Tim Herrin came on in the sixth and netted a scoreless frame. Stephen Vogt then attempted to leverage Herrin into a second inning of work, and it was a big mistake. Herrin issued a leadoff walk to Cal Raleigh then immediately surrendered a double to Jorge Polanco. Herrin was then pulled for Hunter Gaddis with runners on second and third with no outs. Gaddis then gave up an RBI single to Randy Arozarena, got Rowdy Tellez to ground out, and then gave up another RBI single to Dominic Canzone, this time plating two. Gaddis has now inherited 18 runners and 11 of them have scored this season.

From there, it was all downhill. After the Jones/Kwan homers in the third inning, Cleveland had just five baserunners reach the rest of the game, none of which advanced into scoring position.

The following night, Tanner Bibee, much like Williams, struggled with command early, and it bit him right away. Each of the first three Mariners — Crawford, Rodriguez, and Raleigh — reached. Crawford singled, Rodriguez also singled, and then Raleigh doubled home Crawford, advancing Julio to third. A Jorge Polanco sacrifice fly the next batter would make it 2-0, and only one out had been recorded. Normally, a 2-0 deficit early spells disaster for the offense as they just forget they also have to show up (we’ll get to that), but they picked up Bibee, plating one run in the 4th, 5th, and 6th innings consecutively.

Remember that Codify tweet about the Guardians and how they were undefeated dating back to the start of last season when leading after eight innings? They don’t make more obvious jinxes. Emmanuel Clase came on to lock down the win in the ninth, and it did not go to plan even a little bit. The first two batters reached on a single and a walk — Clase had not issued a walk since May 17 — and following a sacrifice bunt from Cole Young, Clase opted to intentionally walk JP Crawford to set up a double play. Then, this happened:

If you ever want to watch inexperience play out first-hand, that’s it. Plain and simple, a lazy play from Bo Naylor cost the Guardians their lead and eventually the game, but that’s really just how this stretch has gone. If it can go wrong right now, it will. Jorge Polanco eventually walked off Clase, giving the Mariners a 4-3 win.

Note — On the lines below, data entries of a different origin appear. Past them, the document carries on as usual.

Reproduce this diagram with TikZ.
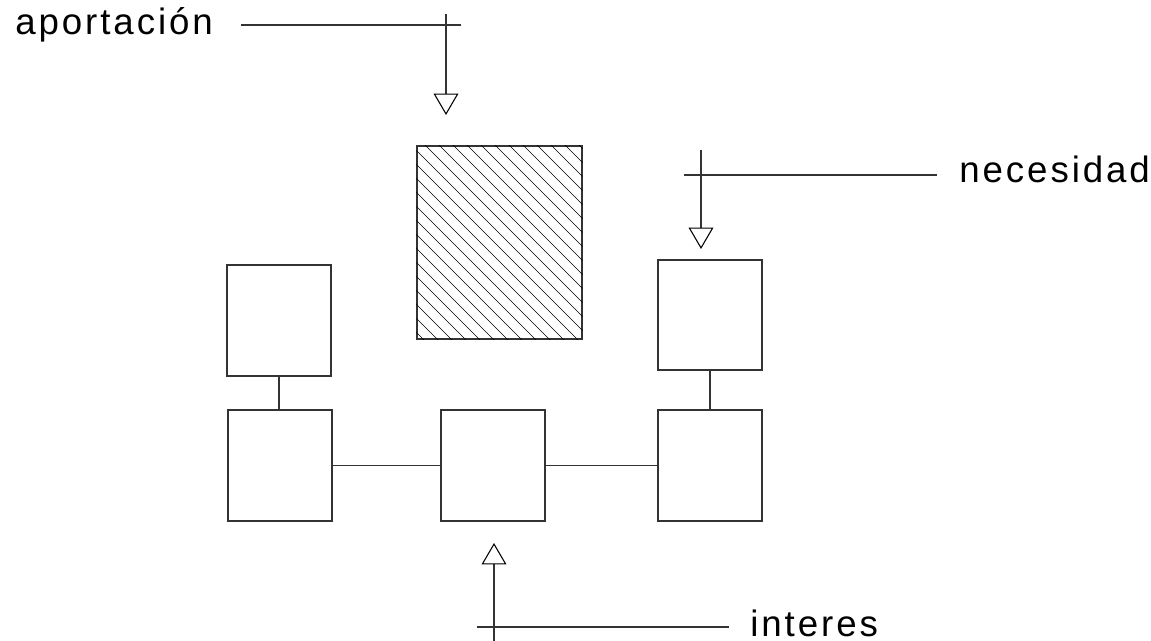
\documentclass[tikz,border=0pt]{standalone}
\usepackage{fontspec}
\usetikzlibrary{arrows.meta}
\newfontfamily\lblfont{Liberation Sans}[LetterSpace=8]
\begin{document}
\begin{tikzpicture}[x=0.75pt,y=-0.75pt,
  ln/.style={draw=black!80,line width=0.9pt},
  box/.style={ln,rectangle,inner sep=0pt,minimum width=78pt,minimum height=83.25pt},
  arr/.style={ln,-{Triangle[open,length=16pt,width=18.5pt,line width=0.8pt,color=black]}},
  lbl/.style={anchor=base west,inner sep=0pt,font=\lblfont\fontsize{27.5}{32}\selectfont},
  hatch/.style={draw=black,line width=0.5pt}]
\useasboundingbox[fill=white] (0,0) rectangle (1151,641);

% boxes
\node[box] (LU) at (279,320.5) {};
\node[box] (LL) at (280,465.5) {};
\node[box] (M)  at (493,465.5) {};
\node[box] (RL) at (710,465.5) {};
\node[box,minimum height=82.5pt] (RU) at (710,315) {};
\node[ln,rectangle,inner sep=0pt,minimum width=123.75pt,minimum height=144.75pt] (H) at (499.5,242.5) {};
\begin{scope}
  \clip (H.south west) rectangle (H.north east);
  \foreach \c in {84,98,...,440} {
    \draw[hatch] (\c+130,130) -- (\c+350,350);
  }
\end{scope}

% connectors
\draw[ln] (LU.south) -- (LU.south |- LL.north);
\draw[ln] (RU.south) -- (RU.south |- RL.north);
\draw[ln] (LL.east) -- (M.west);
\draw[ln] (M.east) -- (RL.west);

% aportacion
\node[lbl] (tA) at (15,35) {aportación};
\coordinate (aH0) at (241,25);
\coordinate (aH1) at (461,25);
\coordinate (aV0) at (446,14);
\coordinate (aV1) at (446,115);
\draw[ln] (aH0) -- (aH1);
\draw[arr] (aV0) -- (aV1);

% necesidad
\node[lbl] (tN) at (959,183) {necesidad};
\coordinate (nH0) at (684,175);
\coordinate (nH1) at (937,175);
\coordinate (nV0) at (701,150);
\coordinate (nV1) at (701,249);
\draw[ln] (nH0) -- (nH1);
\draw[arr] (nV0) -- (nV1);

% interes
\node[lbl] (tI) at (750,636) {interes};
\coordinate (iH0) at (477,627);
\coordinate (iH1) at (729,627);
\coordinate (iV0) at (494,641);
\coordinate (iV1) at (494,543);
\draw[ln] (iH0) -- (iH1);
\draw[arr] (iV0) -- (iV1);
\end{tikzpicture}
\end{document}
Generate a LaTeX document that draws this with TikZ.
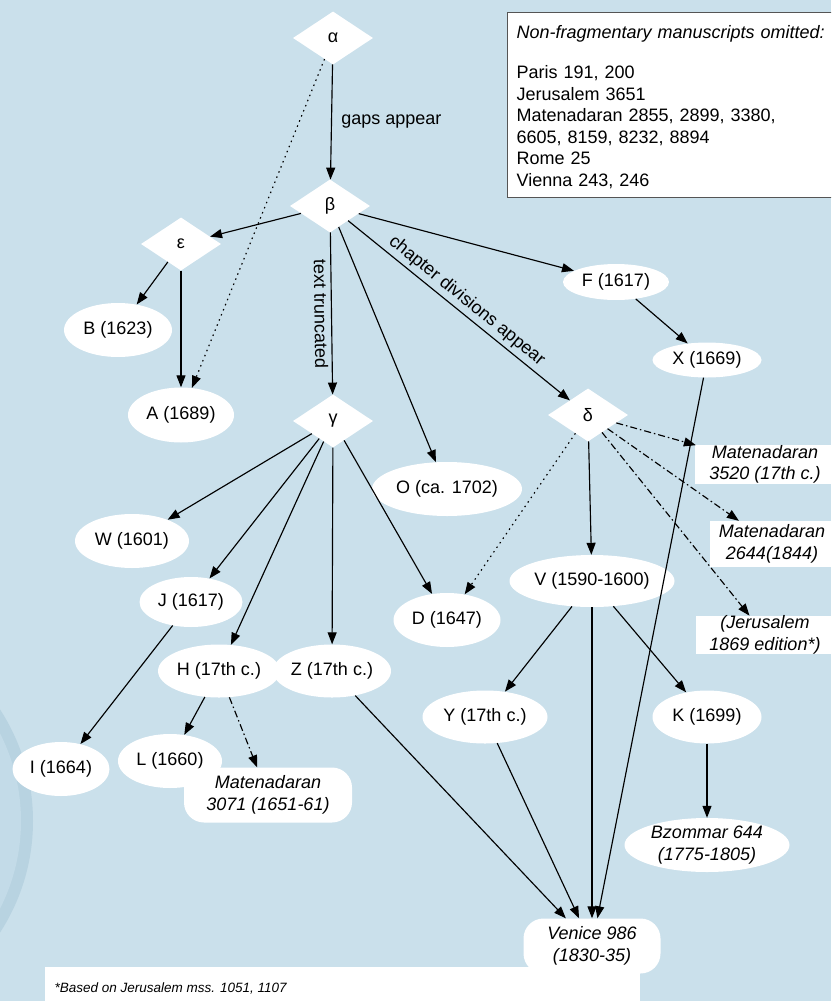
\documentclass[tikz,border=0pt]{standalone}
\usepackage{fontspec}
\setmainfont{Liberation Sans}
\usetikzlibrary{shapes.geometric,arrows.meta}
\definecolor{bgblue}{RGB}{202,224,235}
\definecolor{ringblue}{RGB}{184,211,225}
\definecolor{innerblue}{RGB}{195,219,232}
\definecolor{boxline}{RGB}{85,85,85}
\tikzset{
  every node/.style={font=\fontsize{18}{21.5}\selectfont},
  diam/.style={diamond, fill=white, minimum width=80pt, minimum height=53pt, inner sep=0pt},
  ell/.style={ellipse, fill=white, inner sep=0pt},
  itl/.style={font=\fontsize{18}{21.5}\selectfont\itshape, align=center},
  rbox/.style={rectangle, fill=white, inner sep=0pt, rounded corners=20pt},
  sbox/.style={rectangle, fill=white, inner sep=0pt},
  arr/.style={-{Triangle[length=12pt,width=9pt]}, line width=1.15pt},
  dotarr/.style={arr, dash pattern=on 1.5pt off 4pt},
  ddarr/.style={arr, dash pattern=on 7pt off 3pt on 1.5pt off 3pt},
}
\begin{document}
\begin{tikzpicture}[x=1pt,y=-1pt]
\useasboundingbox (0,0) rectangle (831,1001);
\path[clip] (0,0) rectangle (831,1001);
\fill[bgblue] (0,0) rectangle (831,1001);
% decorative circle at left edge
\fill[ringblue] (-172,821) circle[radius=205];
\fill[innerblue] (-172,821) circle[radius=193];
% footnote panel
\fill[white] (45,967) rectangle (640,1005);
\node[anchor=base west, font=\fontsize{13.5}{16}\selectfont\itshape] (foot) at (51,992) {*Based on Jerusalem mss. 1051, 1107};

% notes box
\node[anchor=north west, draw=boxline, line width=1.2pt, fill=white, text width=318pt, align=left, inner xsep=9pt, inner ysep=9pt] (notes) at (507,12)
 {\rule{0pt}{17pt}\textit{Non-fragmentary manuscripts omitted:}\\[18.6pt]
  Paris 191, 200\\
  Jerusalem 3651\\
  Matenadaran 2855, 2899, 3380,\\
  6605, 8159, 8232, 8894\\
  Rome 25\\
  Vienna 243, 246};

% diamonds
\node[diam] (alpha) at (333,38) {α};
\node[diam] (beta) at (330,206) {β};
\node[diam] (eps) at (181,244) {ε};
\node[diam] (gam) at (333,421) {γ};
\node[diam] (del) at (588,415) {δ};

% ellipses
\node[ell, minimum width=108pt, minimum height=54pt] (B) at (118,330) {B (1623)};
\node[ell, minimum width=106pt, minimum height=55pt] (A) at (181,415) {A (1689)};
\node[ell, minimum width=114pt, minimum height=54pt] (W) at (132,541) {W (1601)};
\node[ell, minimum width=150pt, minimum height=54pt] (O) at (447,489) {O (ca. 1702)};
\node[ell, minimum width=106pt, minimum height=36pt] (F) at (616,282) {F (1617)};
\node[ell, minimum width=109pt, minimum height=35pt] (X) at (707,360) {X (1669)};
\node[ell, minimum width=107pt, minimum height=54pt] (D) at (447,620) {D (1647)};
\node[ell, minimum width=165pt, minimum height=52pt] (V) at (592,581) {V (1590-1600)};
\node[ell, minimum width=103pt, minimum height=50pt] (J) at (191,602) {J (1617)};
\node[ell, minimum width=122pt, minimum height=53pt] (H) at (219,671) {H (17th c.)};
\node[ell, minimum width=118pt, minimum height=53pt] (Z) at (332,671) {Z (17th c.)};
\node[ell, minimum width=97pt, minimum height=54pt] (I) at (61,769) {I (1664)};
\node[ell, minimum width=104pt, minimum height=54pt] (L) at (170,761) {L (1660)};
\node[ell, minimum width=125pt, minimum height=53pt] (Y) at (485,717) {Y (17th c.)};
\node[ell, minimum width=109pt, minimum height=53pt] (K) at (707,717) {K (1699)};
\node[ell, itl, minimum width=165pt, minimum height=54pt] (Bz) at (707,845) {Bzommar 644\\(1775-1805)};

% rounded boxes
\node[rbox, itl, minimum width=168pt, minimum height=55pt] (M3071) at (268,795) {Matenadaran\\3071 (1651-61)};
\node[rbox, itl, minimum width=137pt, minimum height=55pt] (Ven) at (592,946) {Venice 986\\(1830-35)};

% square boxes at right edge
\node[sbox, itl, minimum width=140pt, minimum height=37pt] (M3520) at (765,464.5) {Matenadaran\\3520 (17th c.)};
\node[sbox, itl, minimum width=124pt, minimum height=46pt] (M2644) at (772,544) {Matenadaran\\2644(1844)};
\node[sbox, itl, minimum width=138pt, minimum height=36pt] (Jer) at (765,635) {(Jerusalem\\1869 edition*)};

% edges
\draw[arr] (alpha) -- node[right, xshift=6pt] {gaps appear} (beta);
\draw[dotarr] (alpha) -- (A);
\draw[arr] (beta) -- (eps);
\draw[arr] (eps) -- (B);
\draw[arr] (eps) -- (A);
\draw[arr] (beta) -- node[midway, sloped, below] {text truncated} (gam);
\draw[arr] (beta) -- (O);
\draw[arr] (beta) -- node[midway, sloped, above] {chapter divisions appear} (del);
\draw[arr] (beta) -- (F);
\draw[arr] (F) -- (X);
\draw[arr] (X) -- (Ven);
\draw[arr] (gam) -- (W);
\draw[arr] (gam) -- (J);
\draw[arr] (gam) -- (H);
\draw[arr] (gam) -- (Z);
\draw[arr] (gam) -- (D);
\draw[dotarr] (del) -- (D);
\draw[arr] (del) -- (V);
\draw[ddarr] (del) -- (M3520);
\draw[ddarr] (del) -- (M2644);
\draw[ddarr] (del) -- (Jer);
\draw[arr] (V) -- (Y);
\draw[arr] (V) -- (Ven);
\draw[arr] (V) -- (K);
\draw[arr] (Y) -- (Ven);
\draw[arr] (Z) -- (Ven);
\draw[arr] (K) -- (Bz);
\draw[arr] (J) -- (I);
\draw[arr] (H) -- (L);
\draw[ddarr] (H) -- (M3071);
\end{tikzpicture}
\end{document}
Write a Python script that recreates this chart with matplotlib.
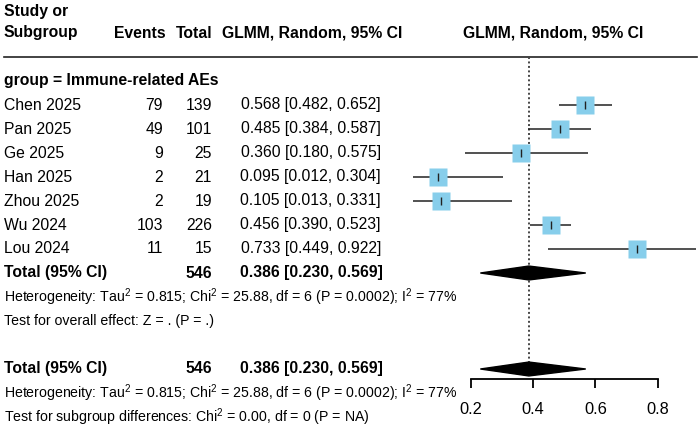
import numpy as np
import matplotlib.pyplot as plt

plt.rcParams['font.family'] = ['Liberation Sans', 'DejaVu Sans']
plt.rcParams['mathtext.default'] = 'regular'

studies = ["Chen 2025", "Pan 2025", "Ge 2025", "Han 2025", "Zhou 2025", "Wu 2024", "Lou 2024"]
events = [79, 49, 9, 2, 2, 103, 11]
totals = [139, 101, 25, 21, 19, 226, 15]
est = [0.568, 0.485, 0.360, 0.095, 0.105, 0.456, 0.733]
lo = [0.482, 0.384, 0.180, 0.012, 0.013, 0.390, 0.449]
hi = [0.652, 0.587, 0.575, 0.304, 0.331, 0.523, 0.922]

pooled = 0.386
pooled_lo = 0.230
pooled_hi = 0.569
pooled_n = 546
ticks = [0.2, 0.4, 0.6, 0.8]

het_txt = "Heterogeneity: Tau$^2$ = 0.815; Chi$^2$ = 25.88, df = 6 (P = 0.0002); I$^2$ = 77%"
effect_txt = "Test for overall effect: Z = . (P = .)"
sub_txt = "Test for subgroup differences: Chi$^2$ = 0.00, df = 0 (P = NA)"

fs = 11.3
fs_small = 10.2

# row units: row r sits at pixel 105 + 24*r
ytop = -105 / 24
ybot = (428 - 105) / 24

fig = plt.figure(figsize=(7, 4.28), dpi=100)
tx = fig.add_axes([0, 0, 1, 1])
tx.set_xlim(0, 700)
tx.set_ylim(ybot, ytop)
tx.axis('off')

# header
tx.text(4, -3.9, "Study or", fontsize=fs, fontweight='bold', va='center')
tx.text(4, -3, "Subgroup", fontsize=fs, fontweight='bold', va='center')
tx.text(166, -3, "Events", fontsize=fs, fontweight='bold', va='center', ha='right')
tx.text(212, -3, "Total", fontsize=fs, fontweight='bold', va='center', ha='right')
tx.text(312, -3, "GLMM, Random, 95% CI", fontsize=fs, fontweight='bold', va='center', ha='center')
tx.text(553, -3, "GLMM, Random, 95% CI", fontsize=fs, fontweight='bold', va='center', ha='center')
tx.plot([4, 697], [-2, -2], color='#222222', lw=1.2)

tx.text(4, -1, "group = Immune-related AEs", fontsize=fs, fontweight='bold', va='center')
for i in range(len(studies)):
    tx.text(4, i, studies[i], fontsize=fs, va='center')
    tx.text(163, i, str(events[i]), fontsize=fs, va='center', ha='right')
    tx.text(212, i, str(totals[i]), fontsize=fs, va='center', ha='right')
    tx.text(381, i, "%.3f [%.3f, %.3f]" % (est[i], lo[i], hi[i]), fontsize=fs, va='center', ha='right')

for r, last in [(7, effect_txt), (11, sub_txt)]:
    tx.text(4, r, "Total (95% CI)", fontsize=fs, fontweight='bold', va='center')
    tx.text(212, r, str(pooled_n), fontsize=fs, fontweight='bold', va='center', ha='right')
    tx.text(383, r, "%.3f [%.3f, %.3f]" % (pooled, pooled_lo, pooled_hi), fontsize=fs,
            fontweight='bold', va='center', ha='right')
    tx.text(4, r + 1, het_txt, fontsize=fs_small, va='center')
    tx.text(4, r + 2, last, fontsize=fs_small, va='center')

# forest panel, 0 at pixel 408.8, 311 px per unit
x0 = 408.8
ppu = 311.0
ax = fig.add_axes([402 / 700, 0, 298 / 700, 1])
ax.set_xlim((402 - x0) / ppu, (700 - x0) / ppu)
ax.set_ylim(ybot, ytop)
ax.patch.set_visible(False)
for s in ['top', 'left', 'right']:
    ax.spines[s].set_visible(False)
ax.set_yticks([])

rows = np.arange(len(studies))
ax.hlines(rows, lo, hi, color='#222222', lw=1.1, zorder=2)
ax.plot(est, rows, 's', ms=12.5, color='#87CEEB', mec='none', zorder=3)
ax.plot(est, rows, '|', ms=6, mew=1.0, color='#222222', zorder=4)

h = 0.29
for r in [7, 11]:
    ax.fill([pooled_lo, pooled, pooled_hi, pooled], [r, r - h, r, r + h], color='black', zorder=3)

ax.plot([pooled, pooled], [-2, 11 - h], color='#444444', lw=1.4, ls=(0, (1.0, 1.3)), zorder=1)

ax.spines['bottom'].set_position(('data', (379 - 105) / 24))
ax.spines['bottom'].set_bounds(ticks[0], ticks[-1])
ax.spines['bottom'].set_linewidth(1.3)
ax.set_xticks(ticks)
ax.set_xticklabels([str(t) for t in ticks])
ax.tick_params(axis='x', direction='out', length=6.5, width=1.3, pad=10, labelsize=fs + 0.5)

fig.savefig("out.png", dpi=100)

The following day, they may as well have not shown up. A second inning grand slam surrendered by Luis Ortiz to JP Crawford, who Cleveland pitching made look like Ken Griffey Jr. all weekend, blew the game wide open, and the offense, as expected, never even attempted to surface. Emerson Hancock and Seattle’s bullpen shut out the Guardians 6-0, capping off an embarrassing sweep, and for the second time in the series, a runner never even reached second base.

STANDINGS

DET: 46-27
MIN: 36-35 | 9.0 GB
CLE: 35-35 | 9.5 GB
KC: 34-38 | 11.5 GB
CWS: 23-49 | 22.5 GB

Here is a look at Cleveland’s offensive rankings for the season:

270 runs scored (25th)
92 wRC+ (23rd)
.374 SLG (24th)
72 HR (18th)
.300 wOBA (25th)
29.4% chase rate (25th)
25.8% whiff rate (24th)
81.3% z-con rate (24th)
6.7% barrel rate (27th)
36.5% hard hit rate (LAST)
103.6 EV90 (LAST)


Simply put, this team is at an action point in its season. This front office can continue to sit on its hands past the Super-2 date with Kayfus and DeLauter as they already have for a couple weeks now, or they can admit what we all already know: this team isn’t going anywhere fast, and it’s far more likely to get worse before it gets better.

DeLauter and Kayfus may struggle, in fact, they will struggle. However, this organization has not had a total package of a prospect like Chase DeLauter in a very long time. If he were healthy, he’d have been here already, but he’s healthy now. The longer they wait, the less serious we all take this team.

To Chris Antonetti and Mike Chernoff, make the necessary changes NOW, or continue to lose credibility within your fanbase. The reputation of failing to develop hitting prospects has permeated rapidly. From former top-50 prospects like Arias or Nolan Jones never panning out to trading bats like Junior Caminero because they simply didn’t see it with him only for him to go to Tampa Bay in exchange for three weeks of Tobias Myers in Triple-A. Caminero would easily be the second best hitter on this team.

That being said, the shift in prospect evaluation has also shifted, and DeLauter is the best hitting prospect this organization has had since Lindor. They have to prove they trust what he can become now, and that time is now.

Cleveland heads to San Francisco and then Sacramento to finish this West Coast trip.